Visitors wishing to buy masks, crafts, paintings, statues, and local jewellery will be in their element at Oyubo Market, which is located eight miles (14km) from the city centre. The market is divided into a food section and a handicraft area. The food section is particularly worth visiting for local cuisine. Many of the city's hotels, particularly the Meridien Eko Hotel, have great gift shops and traders stationed outside the hotels.

Counterfeit goods are widely available in the informal markets, and can be had for extremely low prices. Bargaining is essential; a general rule of thumb is to offer a third of the asking price. Most seasoned hagglers will agree that starting at a third of the asking price and settling at half is the best way to get the item they're after.


With pumping night clubs, late night bars and live music venues, Lagos has firmly established itself as the nightlife capital of Nigeria. The nightlife scene tends to start late in the evening and keep going until the sun rises, with most clubs only beginning to fill up at about 11pm.

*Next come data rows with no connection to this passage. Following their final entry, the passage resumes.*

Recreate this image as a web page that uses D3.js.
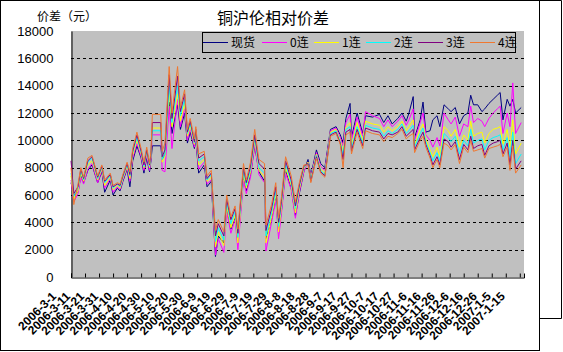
<!DOCTYPE html>
<html><head><meta charset="utf-8">
<script src="https://cdn.jsdelivr.net/npm/d3@7"></script>
<style>
body{margin:0;background:#fff}
svg{display:block}
text{font-family:"Liberation Sans","Noto Sans CJK SC",sans-serif}
.cjk{font-family:"Noto Sans CJK SC",sans-serif}
</style>
</head><body><svg id="c" width="563" height="352"></svg>
<script>
const dates = ["2006-3-1","2006-3-3","2006-3-6","2006-3-8","2006-3-10","2006-3-13","2006-3-16","2006-3-20","2006-3-23","2006-3-25",
"2006-3-29","2006-3-31","2006-4-3","2006-4-5","2006-4-7","2006-4-10","2006-4-12","2006-4-14","2006-4-17","2006-4-20",
"2006-4-22","2006-4-24","2006-4-26","2006-4-27","2006-4-28","2006-5-4","2006-5-5","2006-5-7","2006-5-10","2006-5-12",
"2006-5-16","2006-5-18","2006-5-21","2006-5-23","2006-5-25","2006-5-28","2006-5-29","2006-5-31","2006-6-4","2006-6-6",
"2006-6-9","2006-6-12","2006-6-14","2006-6-18","2006-6-20","2006-6-23","2006-6-26","2006-6-28","2006-7-2","2006-7-4",
"2006-7-7","2006-7-10","2006-7-13","2006-7-17","2006-7-18","2006-7-22","2006-7-25","2006-7-27","2006-7-29","2006-8-1",
"2006-8-5","2006-8-8","2006-8-11","2006-8-14","2006-8-17","2006-8-19","2006-8-23","2006-8-26","2006-8-29","2006-9-2",
"2006-9-6","2006-9-9","2006-9-11","2006-9-13","2006-9-16","2006-9-17","2006-9-21","2006-9-25","2006-9-27","2006-10-2",
"2006-10-7","2006-10-10","2006-10-13","2006-10-16","2006-10-20","2006-10-23","2006-10-26","2006-10-28","2006-10-31","2006-11-1",
"2006-11-5","2006-11-7","2006-11-9","2006-11-12","2006-11-14","2006-11-17","2006-11-19","2006-11-22","2006-11-25","2006-11-27",
"2006-11-30","2006-12-3","2006-12-6","2006-12-9","2006-12-11","2006-12-13","2006-12-16","2006-12-19","2006-12-21","2006-12-24",
"2006-12-27","2006-12-30","2007-1-1","2007-1-3","2007-1-6","2007-1-8","2007-1-10","2007-1-12","2007-1-16"];

const spot = [6900,6000,6200,7400,6900,7800,8200,6900,7700,6200,
7100,6000,6500,6300,7000,7900,6600,8500,9600,8700,
7600,8700,7700,8500,9600,9600,8600,9000,12800,10500,
12600,10800,12000,9800,10600,9400,10100,7600,8200,6600,
7000,1500,3000,2500,5000,3500,4300,2600,7300,6300,
7500,9600,7700,7000,2800,4200,5800,3300,4800,7800,
6500,4500,6200,7700,8600,7400,9300,8300,8000,10800,
11000,10400,9800,11600,12700,10200,12000,10500,11800,11700,
11900,11300,11800,11200,11600,12000,11400,12000,13200,10200,
11500,12800,10600,10700,11500,11800,11000,12600,12300,12100,
12400,11200,11800,12000,13300,12600,12600,12100,12300,12700,
13000,13300,13500,11500,13000,12500,13000,12000,12400];

const lian0 = [7100,5500,6100,7300,6800,7900,8300,6900,7800,6500,
7200,6200,6600,6400,7100,8000,7000,8700,9800,8800,
7800,8900,7800,8600,10400,10400,7800,7700,12500,9400,
13000,11000,12300,10000,10800,9500,10200,7900,8400,6800,
7100,1600,2800,1800,4800,3200,4200,2000,7100,6100,
7300,9700,7500,6900,1900,4000,5600,2800,4600,7600,
6400,4300,6300,7700,8400,7300,9100,8100,7800,10700,
10900,10200,9600,11300,11900,10000,11700,10300,12100,11800,
11600,11000,11500,11000,11400,11800,11100,11500,12300,10000,
11300,12000,10400,10000,9500,10200,9600,12000,11500,11200,
11700,10300,11200,11000,12500,11300,11600,11400,11000,11600,
12000,12300,12500,10500,12000,11000,14200,10500,11300];

const lian1 = [7400,5700,6300,7600,7000,8200,8500,7100,7900,6700,
7300,6400,6700,6500,7200,8100,7200,8900,10000,9000,
8000,9100,8000,8800,10900,10900,8400,8800,13500,11000,
13400,11400,12700,10300,11000,9700,10400,8200,8600,7000,
7300,2200,3300,2300,5200,3600,4500,2500,7500,6500,
7700,10000,7800,7300,2500,4400,6000,3300,5000,8000,
6700,4700,6500,7900,8400,7200,9000,7900,7600,10600,
10800,10000,9200,11000,11300,9600,11300,10000,11400,11200,
11100,10600,11000,10700,11000,11400,10700,11000,11500,9700,
10800,11200,10100,9300,8800,9500,8800,11000,10700,10300,
10800,9500,10400,10000,11400,10300,10500,10600,9800,10500,
10800,10900,11000,9700,10800,9500,11500,9000,9800];

const lian2 = [7600,5900,6500,7800,7100,8400,8700,7200,8000,6900,
7400,6500,6800,6600,7300,8200,7400,9100,10200,9100,
8100,9200,8100,8900,10700,10700,8600,9000,14000,11300,
14000,11800,13000,10500,11200,9800,10600,8500,8800,7100,
7500,2600,3600,2700,5500,3900,4800,2900,7800,6700,
7900,10200,8000,7600,3000,4700,6300,3700,5300,8300,
6900,5000,6700,8000,8300,7100,8900,7800,7500,10500,
10700,9900,8900,10800,11000,9400,11000,9800,11100,10900,
10800,10300,10700,10500,10800,11200,10500,10700,11100,9500,
10500,10900,9900,9100,8500,9100,8500,10500,10200,9900,
10300,9000,10000,9600,10800,9800,10000,10100,9300,10000,
10200,10300,10400,9300,10200,8800,10600,8300,9000];

const lian3 = [8500,6100,6600,7900,7200,8500,8800,7300,8100,7000,
7500,6600,6800,6700,7400,8300,7500,9200,10400,9200,
8200,9300,8200,9000,11300,11300,8800,9300,14800,11600,
14700,12100,13400,10600,11400,9900,10800,8700,9000,7200,
7600,3000,3900,3000,5700,4200,5000,3200,8000,6900,
8100,10400,8300,7900,3400,5000,6600,4000,5500,8500,
7100,5200,6800,8100,8300,7000,8800,7700,7400,10400,
10600,9800,8600,10600,10800,9200,10800,9600,10900,10700,
10600,10100,10500,10400,10600,11000,10300,10500,10800,9300,
10200,10600,9700,8900,8200,8800,8200,10100,9900,9500,
9900,8600,9700,9300,10300,9400,9600,9700,8900,9600,
9800,9900,10000,9000,9800,8200,10000,7900,8500];

const lian4 = [8000,5300,6800,8000,7300,8700,8900,7400,8200,7100,
7600,6700,6900,6800,7500,8400,7700,9400,10600,9400,
8400,9500,8300,9200,11900,11900,9200,9800,15400,12000,
15400,12400,13700,10800,11600,10100,11000,9000,9200,7400,
7800,3400,4200,3300,6000,4400,5200,3500,8300,7100,
8400,10800,8600,8300,3800,5300,6900,4300,5800,8800,
7400,5500,7000,8200,8200,6900,8700,7600,7300,10300,
10500,9700,8000,10400,10600,9000,10600,9400,10700,10500,
10400,9900,10300,10200,10500,10800,10100,10300,10500,9100,
10000,10300,9500,8700,8000,8600,8000,9800,9600,9300,
9700,8300,9500,9100,10000,9200,9300,9400,8700,9400,
9500,9600,9700,8800,9500,7800,9600,7600,8200];

const seriesNames = ["现货","0连","1连","2连","3连","4连"];
const seriesColors = ["#000080","#FF00FF","#FFFF00","#00FFFF","#800080","#F07830"];
const yTicks = [0,2000,4000,6000,8000,10000,12000,14000,16000,18000];
const xTickLabels = ["2006-3-1","2006-3-11","2006-3-21","2006-3-31","2006-4-10","2006-4-20","2006-4-30",
"2006-5-10","2006-5-20","2006-5-30","2006-6-9","2006-6-19","2006-6-29","2006-7-9","2006-7-19","2006-7-29",
"2006-8-8","2006-8-18","2006-8-28","2006-9-7","2006-9-17","2006-9-27","2006-10-7","2006-10-17","2006-10-27",
"2006-11-6","2006-11-16","2006-11-26","2006-12-6","2006-12-16","2006-12-26","2007-1-5","2007-1-15"];
const xDomain = ["2006-3-1","2007-1-18"];
const title = "铜沪伦相对价差";
const yTitle = "价差（元）";

const parse = d3.timeParse("%Y-%m-%d");
const svg = d3.select("#c");
const L = 71, R = 524, T = 31, B = 277;

// frames
svg.append("rect").attr("x",0.5).attr("y",0.5).attr("width",539).attr("height",350)
  .attr("fill","#fff").attr("stroke","#000");
svg.append("path").attr("d","M539.5,0.5H561.5V318.5H539.5").attr("fill","none").attr("stroke","#000");

const x = d3.scaleTime().domain(xDomain.map(parse)).range([L,R]);
const y = d3.scaleLinear().domain([0,18000]).range([B,T]);

svg.append("rect").attr("x",L).attr("y",T).attr("width",R-L).attr("height",B-T).attr("fill","#C0C0C0");

// gridlines
svg.append("g").selectAll("line").data(yTicks.filter(v=>v>0 && v<18000)).join("line")
  .attr("x1",L).attr("x2",R).attr("y1",d=>Math.round(y(d))+0.5).attr("y2",d=>Math.round(y(d))+0.5)
  .attr("stroke","#000").attr("stroke-dasharray","3,3").attr("stroke-width",1);

// y axis
const yAxis = d3.axisLeft(y).tickValues(yTicks).tickSize(0).tickPadding(18).tickFormat(d3.format("d"));
const gy = svg.append("g").attr("transform",`translate(${L+0.5},0)`).call(yAxis);
gy.select(".domain").attr("stroke","#000");
gy.selectAll("text").attr("font-size",13).attr("fill","#000").style("font-family","Liberation Sans");

// x axis
const xTickDates = xTickLabels.map(parse);
const xAxis = d3.axisBottom(x).tickValues(xTickDates).tickSize(-4).tickFormat(()=>"");
const gx = svg.append("g").attr("transform",`translate(0,${B+0.5})`).call(xAxis);
gx.select(".domain").attr("stroke","#000");
gx.selectAll(".tick line").attr("stroke","#000");
svg.append("g").selectAll("text").data(xTickLabels).join("text")
  .attr("transform",d=>`translate(${x(parse(d))-14},${B+20}) rotate(-45)`)
  .attr("text-anchor","end").attr("font-size",12).attr("font-weight","bold").attr("fill","#000")
  .text(d=>d);

// lines
const allSeries = [spot,lian0,lian1,lian2,lian3,lian4];
const pd = dates.map(parse);
const line = d3.line().x((d,i)=>x(pd[i])).y(d=>y(d));
svg.append("g").selectAll("path").data(allSeries).join("path")
  .attr("d",d=>line(d)).attr("fill","none")
  .attr("stroke",(d,i)=>seriesColors[i]).attr("stroke-width",1);

// titles
svg.append("text").attr("class","cjk").attr("x",273).attr("y",24).attr("text-anchor","middle")
  .attr("font-size",16).attr("fill","#000").text(title);
svg.append("text").attr("class","cjk").attr("x",37).attr("y",21)
  .attr("font-size",12).attr("fill","#000").text(yTitle);

// legend
const lg = svg.append("g");
lg.append("rect").attr("x",202.5).attr("y",32.5).attr("width",313).attr("height",20)
  .attr("fill","#C0C0C0").attr("stroke","#000");
const legX = [203,262,314,366,418,470];
seriesNames.forEach((n,i)=>{
  lg.append("line").attr("x1",legX[i]).attr("x2",legX[i]+25).attr("y1",42.5).attr("y2",42.5)
    .attr("stroke",seriesColors[i]).attr("stroke-width",1);
  lg.append("text").attr("class","cjk").attr("x",legX[i]+28).attr("y",47)
    .attr("font-size",12).attr("fill","#000").text(n);
});
</script>
</body></html>
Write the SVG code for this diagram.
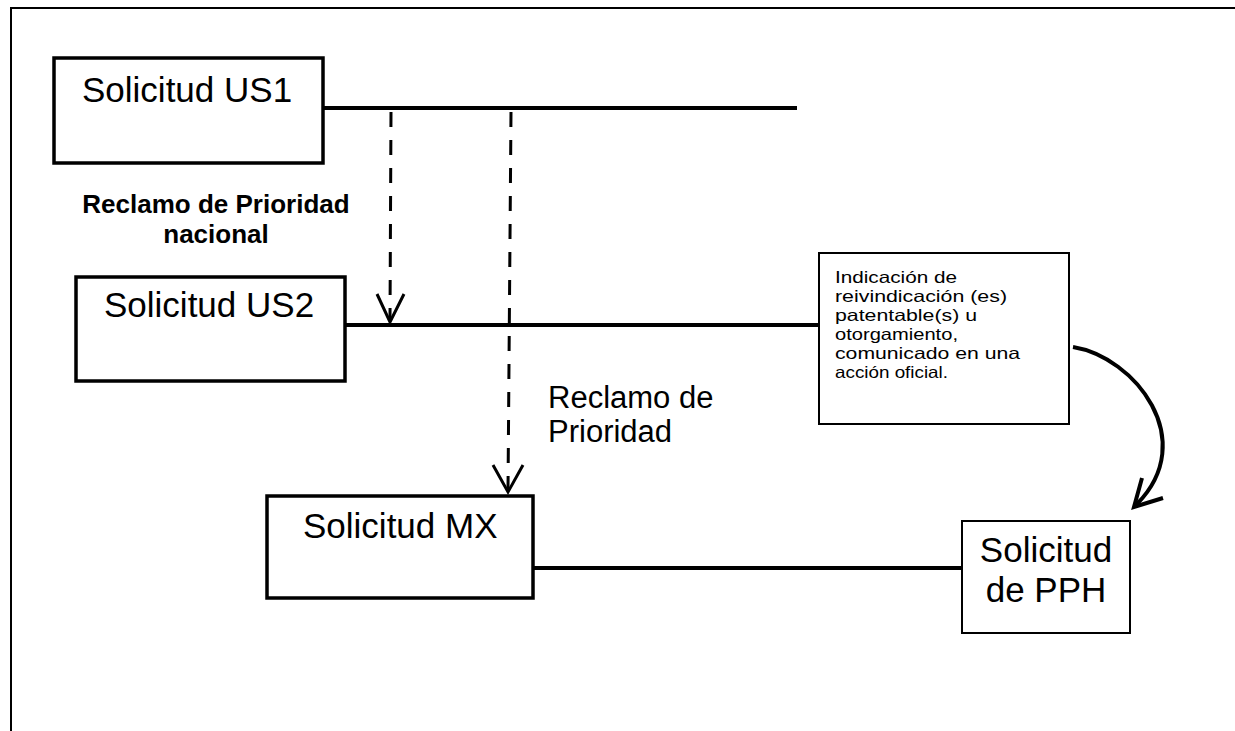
<svg xmlns="http://www.w3.org/2000/svg" width="1235" height="731" viewBox="0 0 1235 731">
<style>
.box{fill:#fff;stroke:#000;stroke-width:3.5}
.thin{fill:#fff;stroke:#000;stroke-width:2}
.big{font-family:"Liberation Sans",Arial,sans-serif;font-size:35px;fill:#000}
.small{font-family:"Liberation Sans",Arial,sans-serif;font-size:16.5px;fill:#000}
.bold{font-family:"Liberation Sans",Arial,sans-serif;font-size:26px;font-weight:bold;fill:#000}
.solid{fill:none;stroke:#000;stroke-width:4}
.dash{fill:none;stroke:#000;stroke-width:3;stroke-dasharray:15 13}
.head{fill:none;stroke:#000;stroke-width:3;stroke-linejoin:miter}
</style>
<rect width="1235" height="731" fill="#fff"/>
<path d="M11,731 V8 H1235" fill="none" stroke="#000" stroke-width="2"/>
<g id="connectors">
<line class="solid" x1="323" y1="108" x2="797" y2="108"/>
<line class="solid" x1="345" y1="325" x2="819" y2="325"/>
<line class="solid" x1="533" y1="568" x2="962" y2="568"/>
<line class="dash" x1="391" y1="112" x2="390" y2="320"/>
<polyline class="head" points="377,294 390,322 404,294"/>
<line class="dash" x1="511" y1="112" x2="508" y2="490"/>
<polyline class="head" points="493,465 508,492 523,465"/>
<path class="solid" d="M1073,347 C1135,357 1200,440 1137,504"/>
<polyline class="solid" points="1142,478 1134,507 1163,498"/>
</g>
<g id="us1">
<rect class="box" x="54" y="58" width="269" height="105"/>
<text class="big" x="82" y="102">Solicitud US1</text>
</g>
<g id="label-nacional">
<text class="bold" x="216" y="213" text-anchor="middle">Reclamo de Prioridad</text>
<text class="bold" x="216" y="243" text-anchor="middle">nacional</text>
</g>
<g id="us2">
<rect class="box" x="76" y="277" width="269" height="104"/>
<text class="big" x="104" y="317">Solicitud US2</text>
</g>
<g id="indicacion">
<rect class="thin" x="819" y="253" width="250" height="171"/>
<text class="small" x="835" y="283" textLength="122" lengthAdjust="spacingAndGlyphs">Indicación de</text>
<text class="small" x="835" y="302" textLength="172" lengthAdjust="spacingAndGlyphs">reivindicación (es)</text>
<text class="small" x="835" y="321" textLength="142" lengthAdjust="spacingAndGlyphs">patentable(s) u</text>
<text class="small" x="835" y="340" textLength="123" lengthAdjust="spacingAndGlyphs">otorgamiento,</text>
<text class="small" x="835" y="359" textLength="185" lengthAdjust="spacingAndGlyphs">comunicado en una</text>
<text class="small" x="835" y="378" textLength="113" lengthAdjust="spacingAndGlyphs">acción oficial.</text>
</g>
<g id="label-prioridad">
<text class="big" x="548" y="408" style="font-size:31px">Reclamo de</text>
<text class="big" x="548" y="442" style="font-size:31px">Prioridad</text>
</g>
<g id="mx">
<rect class="box" x="267" y="496" width="266" height="102"/>
<text class="big" x="303" y="538">Solicitud MX</text>
</g>
<g id="pph">
<rect class="thin" x="962" y="521" width="168" height="112"/>
<text class="big" x="1046" y="562" text-anchor="middle">Solicitud</text>
<text class="big" x="1046" y="602" text-anchor="middle">de PPH</text>
</g>
</svg>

The main nightlife destinations in Lagos include Victoria Island and Ikoyi. Mainland Lagos has a couple of great bars, but these are only for the more adventurous as safety is not guranteed. A few upmarket hotels host pool parties, which are a great way to beat the heat and soak up the Lagos nightlife. Awolowo Road attracts a number of diners and late night drinkers, while Nigeria's resident expat population tend to migrate toward Pat's Place.

Finally, no Lagos nightlife experience is complete without a visit to the New Afrika Shrine: a Lagos institution. The original Afrika Shrine was the spiritual home of Afrobeat, owned by Lagos legend Fela Kuti. After it burned down, the musician's son Femi Kuti built the New Afrika Shrine to carry on the tradition, and still plays there when he is in town.